▶ GOAL
Reproduce the data below in full and exclude every picture.

▶ DATASET CONTENT

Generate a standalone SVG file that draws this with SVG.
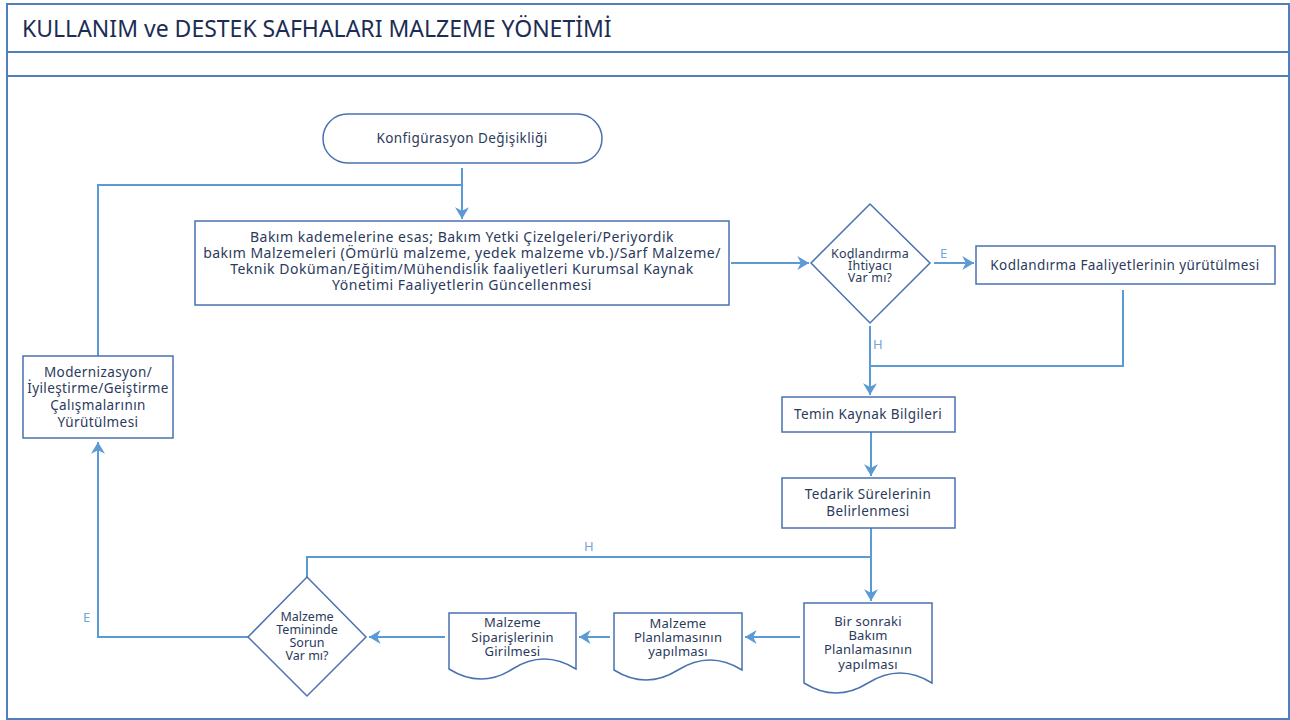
<svg xmlns="http://www.w3.org/2000/svg" width="1290" height="720" viewBox="0 0 1290 720">
<defs>
<marker id="ah" markerUnits="userSpaceOnUse" markerWidth="14" markerHeight="14" viewBox="0 0 10 12" refX="10" refY="6" orient="auto">
<path d="M0,0 L10,6 L0,12 L3,6 Z" fill="#5b9bd5"/>
</marker>
<style>
.frame{fill:none;stroke:#4f7fbf;stroke-width:2}
.shape{fill:#fff;stroke:#4a72b0;stroke-width:1.5}
.conn{fill:none;stroke:#5b9bd5;stroke-width:2}
.arr{marker-end:url(#ah)}
.t{font-family:"Noto Sans","DejaVu Sans",sans-serif;font-size:13.5px;letter-spacing:0.4px;fill:#2b3a5c;text-anchor:middle}
.b{font-size:14px;letter-spacing:0.5px}
.d{font-size:13px;letter-spacing:0.2px}
.s{font-size:12.5px;letter-spacing:0.2px}
.m{font-size:12.5px;letter-spacing:0px}
.lbl{font-family:"Noto Sans","DejaVu Sans",sans-serif;font-size:13px;fill:#6fa8dc}
.title{font-family:"Noto Sans","DejaVu Sans",sans-serif;font-size:23px;fill:#1c2d54}
</style>
</defs>
<rect width="1290" height="720" fill="#fff"/>
<g id="frame">
<rect class="frame" x="7" y="4" width="1282" height="715"/>
<line class="frame" x1="7" y1="52" x2="1289" y2="52"/>
<line class="frame" x1="7" y1="76" x2="1289" y2="76"/>
<text class="title" x="22" y="37">KULLANIM ve DESTEK SAFHALARI MALZEME YÖNETİMİ</text>
</g>
<g id="connectors">
<path class="conn arr" d="M462,168 V219"/>
<path class="conn" d="M98,356 V185 H462"/>
<path class="conn arr" d="M731,263 H809"/>
<path class="conn arr" d="M934,263 H974"/>
<text class="lbl" x="940" y="258">E</text>
<path class="conn arr" d="M870,326 V395"/>
<text class="lbl" x="873" y="349">H</text>
<path class="conn" d="M1123,290 V366 H870"/>
<path class="conn arr" d="M871,432 V476"/>
<path class="conn arr" d="M871,528 V601"/>
<path class="conn" d="M871,557 H307 V577"/>
<text class="lbl" x="584" y="551">H</text>
<path class="conn arr" d="M800,637 H745"/>
<path class="conn arr" d="M610,637 H579"/>
<path class="conn arr" d="M445,637 H369"/>
<path class="conn arr" d="M248,637 H98 V442"/>
<text class="lbl" x="83" y="622">E</text>
</g>
<g id="n-konfig">
<rect class="shape" x="323" y="114" width="279" height="49" rx="24.5"/>
<text class="t" x="462" y="143">Konfigürasyon Değişikliği</text>
</g>
<g id="n-bakim">
<rect class="shape" x="195" y="221" width="534" height="84"/>
<text class="t b" x="462" y="242">Bakım kademelerine esas; Bakım Yetki Çizelgeleri/Periyordik</text>
<text class="t b" x="462" y="258">bakım Malzemeleri (Ömürlü malzeme, yedek malzeme vb.)/Sarf Malzeme/</text>
<text class="t b" x="462" y="274">Teknik Doküman/Eğitim/Mühendislik faaliyetleri Kurumsal Kaynak</text>
<text class="t b" x="462" y="290">Yönetimi Faaliyetlerin Güncellenmesi</text>
</g>
<g id="n-kod-karar">
<polygon class="shape" points="870,204 930,263 870,323 811,263"/>
<text class="t s" x="870" y="258">Kodlandırma</text>
<text class="t s" x="870" y="270">İhtiyacı</text>
<text class="t s" x="870" y="282">Var mı?</text>
</g>
<g id="n-kod">
<rect class="shape" x="976" y="246" width="299" height="38"/>
<text class="t" x="1125" y="270">Kodlandırma Faaliyetlerinin yürütülmesi</text>
</g>
<g id="n-temin">
<rect class="shape" x="782" y="397" width="173" height="35"/>
<text class="t" x="868" y="419">Temin Kaynak Bilgileri</text>
</g>
<g id="n-tedarik">
<rect class="shape" x="782" y="478" width="173" height="50"/>
<text class="t" x="868" y="499">Tedarik Sürelerinin</text>
<text class="t" x="868" y="516">Belirlenmesi</text>
</g>
<g id="n-bir-sonraki">
<path class="shape" d="M804,603 H932 V683 Q900,663 868,683 T804,683 Z"/>
<text class="t d" x="868" y="626">Bir sonraki</text>
<text class="t d" x="868" y="640">Bakım</text>
<text class="t d" x="868" y="654">Planlamasının</text>
<text class="t d" x="868" y="669">yapılması</text>
</g>
<g id="n-planlama">
<path class="shape" d="M614,613 H742 V670 Q710,650 678,670 T614,670 Z"/>
<text class="t d" x="678" y="628">Malzeme</text>
<text class="t d" x="678" y="642">Planlamasının</text>
<text class="t d" x="678" y="656">yapılması</text>
</g>
<g id="n-siparis">
<path class="shape" d="M449,613 H576 V669 Q544,649 512.5,669 T449,669 Z"/>
<text class="t d" x="512.5" y="627">Malzeme</text>
<text class="t d" x="512.5" y="642">Siparişlerinin</text>
<text class="t d" x="512.5" y="656">Girilmesi</text>
</g>
<g id="n-sorun-karar">
<polygon class="shape" points="307,577 366,637 307,696 248,637"/>
<text class="t m" x="307" y="621">Malzeme</text>
<text class="t m" x="307" y="634">Temininde</text>
<text class="t m" x="307" y="647">Sorun</text>
<text class="t m" x="307" y="660">Var mı?</text>
</g>
<g id="n-modernizasyon">
<rect class="shape" x="23" y="356" width="150" height="82"/>
<text class="t" x="98" y="377">Modernizasyon/</text>
<text class="t" x="98" y="393">İyileştirme/Geiştirme</text>
<text class="t" x="98" y="410">Çalışmalarının</text>
<text class="t" x="98" y="427">Yürütülmesi</text>
</g>
</svg>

▶ SOLVED PROBLEM
Generate a standalone SVG file that draws this with SVG.
<svg xmlns="http://www.w3.org/2000/svg" width="1290" height="720" viewBox="0 0 1290 720">
<defs>
<marker id="ah" markerUnits="userSpaceOnUse" markerWidth="14" markerHeight="14" viewBox="0 0 10 12" refX="10" refY="6" orient="auto">
<path d="M0,0 L10,6 L0,12 L3,6 Z" fill="#5b9bd5"/>
</marker>
<style>
.frame{fill:none;stroke:#4f7fbf;stroke-width:2}
.shape{fill:#fff;stroke:#4a72b0;stroke-width:1.5}
.conn{fill:none;stroke:#5b9bd5;stroke-width:2}
.arr{marker-end:url(#ah)}
.t{font-family:"Noto Sans","DejaVu Sans",sans-serif;font-size:13.5px;letter-spacing:0.4px;fill:#2b3a5c;text-anchor:middle}
.b{font-size:14px;letter-spacing:0.5px}
.d{font-size:13px;letter-spacing:0.2px}
.s{font-size:12.5px;letter-spacing:0.2px}
.m{font-size:12.5px;letter-spacing:0px}
.lbl{font-family:"Noto Sans","DejaVu Sans",sans-serif;font-size:13px;fill:#6fa8dc}
.title{font-family:"Noto Sans","DejaVu Sans",sans-serif;font-size:23px;fill:#1c2d54}
</style>
</defs>
<rect width="1290" height="720" fill="#fff"/>
<g id="frame">
<rect class="frame" x="7" y="4" width="1282" height="715"/>
<line class="frame" x1="7" y1="52" x2="1289" y2="52"/>
<line class="frame" x1="7" y1="76" x2="1289" y2="76"/>
<text class="title" x="22" y="37">KULLANIM ve DESTEK SAFHALARI MALZEME YÖNETİMİ</text>
</g>
<g id="connectors">
<path class="conn arr" d="M462,168 V219"/>
<path class="conn" d="M98,356 V185 H462"/>
<path class="conn arr" d="M731,263 H809"/>
<path class="conn arr" d="M934,263 H974"/>
<text class="lbl" x="940" y="258">E</text>
<path class="conn arr" d="M870,326 V395"/>
<text class="lbl" x="873" y="349">H</text>
<path class="conn" d="M1123,290 V366 H870"/>
<path class="conn arr" d="M871,432 V476"/>
<path class="conn arr" d="M871,528 V601"/>
<path class="conn" d="M871,557 H307 V577"/>
<text class="lbl" x="584" y="551">H</text>
<path class="conn arr" d="M800,637 H745"/>
<path class="conn arr" d="M610,637 H579"/>
<path class="conn arr" d="M445,637 H369"/>
<path class="conn arr" d="M248,637 H98 V442"/>
<text class="lbl" x="83" y="622">E</text>
</g>
<g id="n-konfig">
<rect class="shape" x="323" y="114" width="279" height="49" rx="24.5"/>
<text class="t" x="462" y="143">Konfigürasyon Değişikliği</text>
</g>
<g id="n-bakim">
<rect class="shape" x="195" y="221" width="534" height="84"/>
<text class="t b" x="462" y="242">Bakım kademelerine esas; Bakım Yetki Çizelgeleri/Periyordik</text>
<text class="t b" x="462" y="258">bakım Malzemeleri (Ömürlü malzeme, yedek malzeme vb.)/Sarf Malzeme/</text>
<text class="t b" x="462" y="274">Teknik Doküman/Eğitim/Mühendislik faaliyetleri Kurumsal Kaynak</text>
<text class="t b" x="462" y="290">Yönetimi Faaliyetlerin Güncellenmesi</text>
</g>
<g id="n-kod-karar">
<polygon class="shape" points="870,204 930,263 870,323 811,263"/>
<text class="t s" x="870" y="258">Kodlandırma</text>
<text class="t s" x="870" y="270">İhtiyacı</text>
<text class="t s" x="870" y="282">Var mı?</text>
</g>
<g id="n-kod">
<rect class="shape" x="976" y="246" width="299" height="38"/>
<text class="t" x="1125" y="270">Kodlandırma Faaliyetlerinin yürütülmesi</text>
</g>
<g id="n-temin">
<rect class="shape" x="782" y="397" width="173" height="35"/>
<text class="t" x="868" y="419">Temin Kaynak Bilgileri</text>
</g>
<g id="n-tedarik">
<rect class="shape" x="782" y="478" width="173" height="50"/>
<text class="t" x="868" y="499">Tedarik Sürelerinin</text>
<text class="t" x="868" y="516">Belirlenmesi</text>
</g>
<g id="n-bir-sonraki">
<path class="shape" d="M804,603 H932 V683 Q900,663 868,683 T804,683 Z"/>
<text class="t d" x="868" y="626">Bir sonraki</text>
<text class="t d" x="868" y="640">Bakım</text>
<text class="t d" x="868" y="654">Planlamasının</text>
<text class="t d" x="868" y="669">yapılması</text>
</g>
<g id="n-planlama">
<path class="shape" d="M614,613 H742 V670 Q710,650 678,670 T614,670 Z"/>
<text class="t d" x="678" y="628">Malzeme</text>
<text class="t d" x="678" y="642">Planlamasının</text>
<text class="t d" x="678" y="656">yapılması</text>
</g>
<g id="n-siparis">
<path class="shape" d="M449,613 H576 V669 Q544,649 512.5,669 T449,669 Z"/>
<text class="t d" x="512.5" y="627">Malzeme</text>
<text class="t d" x="512.5" y="642">Siparişlerinin</text>
<text class="t d" x="512.5" y="656">Girilmesi</text>
</g>
<g id="n-sorun-karar">
<polygon class="shape" points="307,577 366,637 307,696 248,637"/>
<text class="t m" x="307" y="621">Malzeme</text>
<text class="t m" x="307" y="634">Temininde</text>
<text class="t m" x="307" y="647">Sorun</text>
<text class="t m" x="307" y="660">Var mı?</text>
</g>
<g id="n-modernizasyon">
<rect class="shape" x="23" y="356" width="150" height="82"/>
<text class="t" x="98" y="377">Modernizasyon/</text>
<text class="t" x="98" y="393">İyileştirme/Geiştirme</text>
<text class="t" x="98" y="410">Çalışmalarının</text>
<text class="t" x="98" y="427">Yürütülmesi</text>
</g>
</svg>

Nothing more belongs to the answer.